Citing the anti-war sentiments of several former generals in the US military, Moss asked: “If generals of the army had that kind of insight, then what is the excuse at the White House, or your house, or my house if the occupants of those homes do not oppose war?”

“We must join with those former generals and declare that 'War is obsolete,'” Moss added.
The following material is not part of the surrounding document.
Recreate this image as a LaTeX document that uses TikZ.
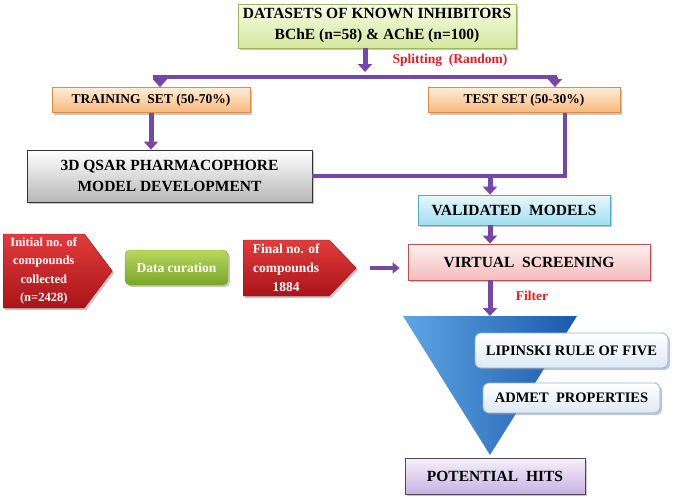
\documentclass[tikz,border=0pt]{standalone}
\usepackage{fontspec}
\setmainfont{Liberation Serif}
\usepackage{tikz}
\usetikzlibrary{shapes.symbols, arrows.meta, positioning, shadows, calc}

\definecolor{flowpurple}{RGB}{117,72,168}
\definecolor{splitred}{RGB}{225,30,35}

\begin{document}
\begin{tikzpicture}[x=1pt, y=-1pt,
        box/.style={draw, rectangle, align=center, inner sep=2pt, line width=0.8pt,
            font=\fontsize{15.5}{21}\selectfont\bfseries,
            drop shadow={shadow xshift=2pt, shadow yshift=-2pt, opacity=0.45}},
        dataset/.style={box, minimum width=278pt, minimum height=44pt, draw={rgb,255:red,155;green,187;blue,89},
            top color={rgb,255:red,246;green,251;blue,228}, bottom color={rgb,255:red,212;green,232;blue,160}},
        subset/.style={box, minimum height=25pt, font=\fontsize{13.5}{16}\selectfont\bfseries, draw={rgb,255:red,220;green,140;blue,70},
            top color={rgb,255:red,254;green,236;blue,215}, bottom color={rgb,255:red,248;green,184;blue,125}},
        modelbox/.style={box, minimum width=285pt, minimum height=52pt, draw=black!80,
            top color=white, bottom color=black!28},
        validbox/.style={box, minimum width=192pt, minimum height=30pt, draw={rgb,255:red,75;green,172;blue,198},
            top color={rgb,255:red,232;green,248;blue,252}, bottom color={rgb,255:red,160;green,222;blue,240}},
        screenbox/.style={box, minimum width=242pt, minimum height=36pt, draw={rgb,255:red,192;green,80;blue,77},
            top color={rgb,255:red,254;green,240;blue,240}, bottom color={rgb,255:red,244;green,188;blue,188}},
        rulebox/.style={box, rounded corners=6pt, font=\fontsize{14.5}{18}\selectfont\bfseries,
            draw={rgb,255:red,141;green,179;blue,226},
            top color=white, bottom color={rgb,255:red,222;green,232;blue,245}},
        hitbox/.style={box, minimum width=180pt, minimum height=36pt, draw=black!70,
            top color={rgb,255:red,246;green,240;blue,252}, bottom color={rgb,255:red,200;green,178;blue,226}},
        tag/.style={signal, signal to=east, anchor=west, draw={rgb,255:red,150;green,20;blue,20}, align=center, inner sep=1pt,
            text=white, font=\fontsize{12.5}{18.5}\selectfont\bfseries,
            top color={rgb,255:red,225;green,60;blue,60}, bottom color={rgb,255:red,170;green,20;blue,25},
            drop shadow={shadow xshift=2pt, shadow yshift=-2pt, opacity=0.45}},
        curation/.style={rectangle, rounded corners=5pt, minimum width=103pt, minimum height=35pt, align=center,
            text=white, font=\fontsize{13.5}{16}\selectfont\bfseries, draw={rgb,255:red,120;green,160;blue,40},
            top color={rgb,255:red,185;green,215;blue,95}, bottom color={rgb,255:red,120;green,165;blue,40},
            drop shadow={shadow xshift=2pt, shadow yshift=-2pt, opacity=0.45}},
        redlabel/.style={text=splitred, font=\fontsize{13.5}{16}\selectfont\bfseries},
        arrow/.style={line width=5pt, draw=flowpurple, -{Triangle[width=14pt,length=8pt]}},
        link/.style={line width=4pt, draw=flowpurple}
    ]
        \useasboundingbox (0,0) rectangle (676,496);

        % upper branch
        \node[dataset] (data) at (377,26) {DATASETS OF KNOWN INHIBITORS\\BChE (n=58) \& AChE (n=100)};
        \coordinate (split) at (365,77);
        \node[redlabel] (splitlabel) at (450,60) {Splitting\ \ (Random)};
        \node[subset, minimum width=198pt] (train) at (151,100) {TRAINING\ \ SET (50-70\%)};
        \node[subset, minimum width=192pt] (test) at (524,100) {TEST SET (50-30\%)};
        \node[modelbox] (qsar) at (169.5,176) {3D QSAR PHARMACOPHORE\\MODEL DEVELOPMENT};
        \node[validbox] (valid) at (514,210) {VALIDATED\ \ MODELS};
        \node[screenbox] (screen) at (529,262) {VIRTUAL\ \ SCREENING};

        \draw[arrow] (data.south -| split) -- ([yshift=5pt]split);
        \draw[link] ([xshift=2pt]train.north |- split) -- ([xshift=33pt]test.north |- split);
        \draw[arrow] ([xshift=9pt]train.north |- split) -- ([xshift=9pt]train.north);
        \draw[arrow] ([xshift=31pt]test.north |- split) -- ([xshift=31pt]test.north);
        \draw[arrow] (train.south) -- (train.south |- qsar.north);
        \draw[link] ([xshift=41pt]test.south) |- (qsar.east);
        \draw[arrow] ([xshift=-24pt]valid.north |- qsar.east) -- ([xshift=-24pt]valid.north);
        \draw[arrow] ([xshift=-24pt]valid.south) -- ([xshift=-24pt]valid.south |- screen.north);

        % compound library
        \node[tag, minimum width=109pt, minimum height=74pt, signal pointer angle=106] (initial) at (3,271)
            {Initial no. of\\compounds\\collected\\(n=2428)};
        \node[curation] (curate) at (176.5,267.5) {Data curation};
        \node[tag, minimum width=113pt, minimum height=56pt, signal pointer angle=92,
            font=\fontsize{13.5}{19}\selectfont\bfseries] (final) at (243,268)
            {Final no. of\\compounds\\1884};
        \draw[line width=4pt, draw=flowpurple, -{Triangle[width=11pt,length=7pt]}, shorten <=14pt, shorten >=8pt]
            (final.east) -- (screen.west |- final.east);

        % filtering funnel
        \coordinate (funnel) at (490,316);
        \shade[left color={rgb,255:red,95;green,165;blue,228}, right color={rgb,255:red,25;green,90;blue,172}]
            (403,316) -- (577,316) -- (490,455) -- cycle;
        \draw[arrow] (screen.south -| funnel) -- (funnel);
        \node[redlabel] (filter) at (532,296) {Filter};
        \node[rulebox, minimum width=193pt, minimum height=35pt] (lipinski) at (571.5,350.5) {LIPINSKI RULE OF FIVE};
        \node[rulebox, minimum width=177pt, minimum height=30pt] (admet) at (571.5,398) {ADMET\ \ PROPERTIES};
        \node[hitbox] (hits) at (495,476) {POTENTIAL\ \ HITS};
    \end{tikzpicture}
\end{document}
And in a reference to the war in Iraq, Moss chided the Bush administration for its search for weapons of mass destruction there, when there are such weapons in the US.

“Where are the weapons of mass destruction?” Moss asked. “Look around: AIDS is a weapon of mass destruction,” he said, “so is hunger, the denial of health care to the poor, illiterate and uneducated minds, tobacco and tobacco-related illnesses, uncared-for children”. All these and many other weapons destroy the fabric of the nation, Moss contended.

Efforts to pursue peace must originate “in our commitment to break the bonds of injustice, and to bring justice and peace into our homes, and into our collective house - the White House,” Moss concluded. “When we break the bonds of injustice and oppression, then we become God's peacemakers.”

More information on the DOV

After launching the Decade to Overcome Violence in 2001, the WCC focused its efforts on the Israeli-Palestinian conflict in 2002, and on Sudan and Africa in 2003.

Information on the Decade to Overcome Violence is available at www.wcc-coe.org/DOV

Photos of the service are available at: www.wcc-coe.org/WCC/press_corner/us-focus.html

A DOV-US focus poster on “The power and promise of peace” is available on the DOV website www2.wcc-coe.org/DOV.nsf

Decade to Overcome Violence Goals

  1. Addressing holistically the wide varieties of violence, both direct and structural, in homes, communities, and in international arenas and learning from the local and regional analyses of violence and ways to overcome violence.
  2. Challenging the churches to overcome the spirit, logic and practice of violence; to relinquish any theological justification of violence; and to affirm anew the spirituality of reconciliation and active nonviolence.
  3. Creating a new understanding of security in terms of cooperation and community, instead of in terms of domination and competition.
  4. Learning from the spirituality and resources for peace-building of other faiths to work with communities of other faiths in the pursuit of peace and to challenge the churches to reflect on the misuse of religious and ethnic identities in pluralistic societies.
  5. Challenging the growing militarization of our world, especially the proliferation of small arms and light weapons.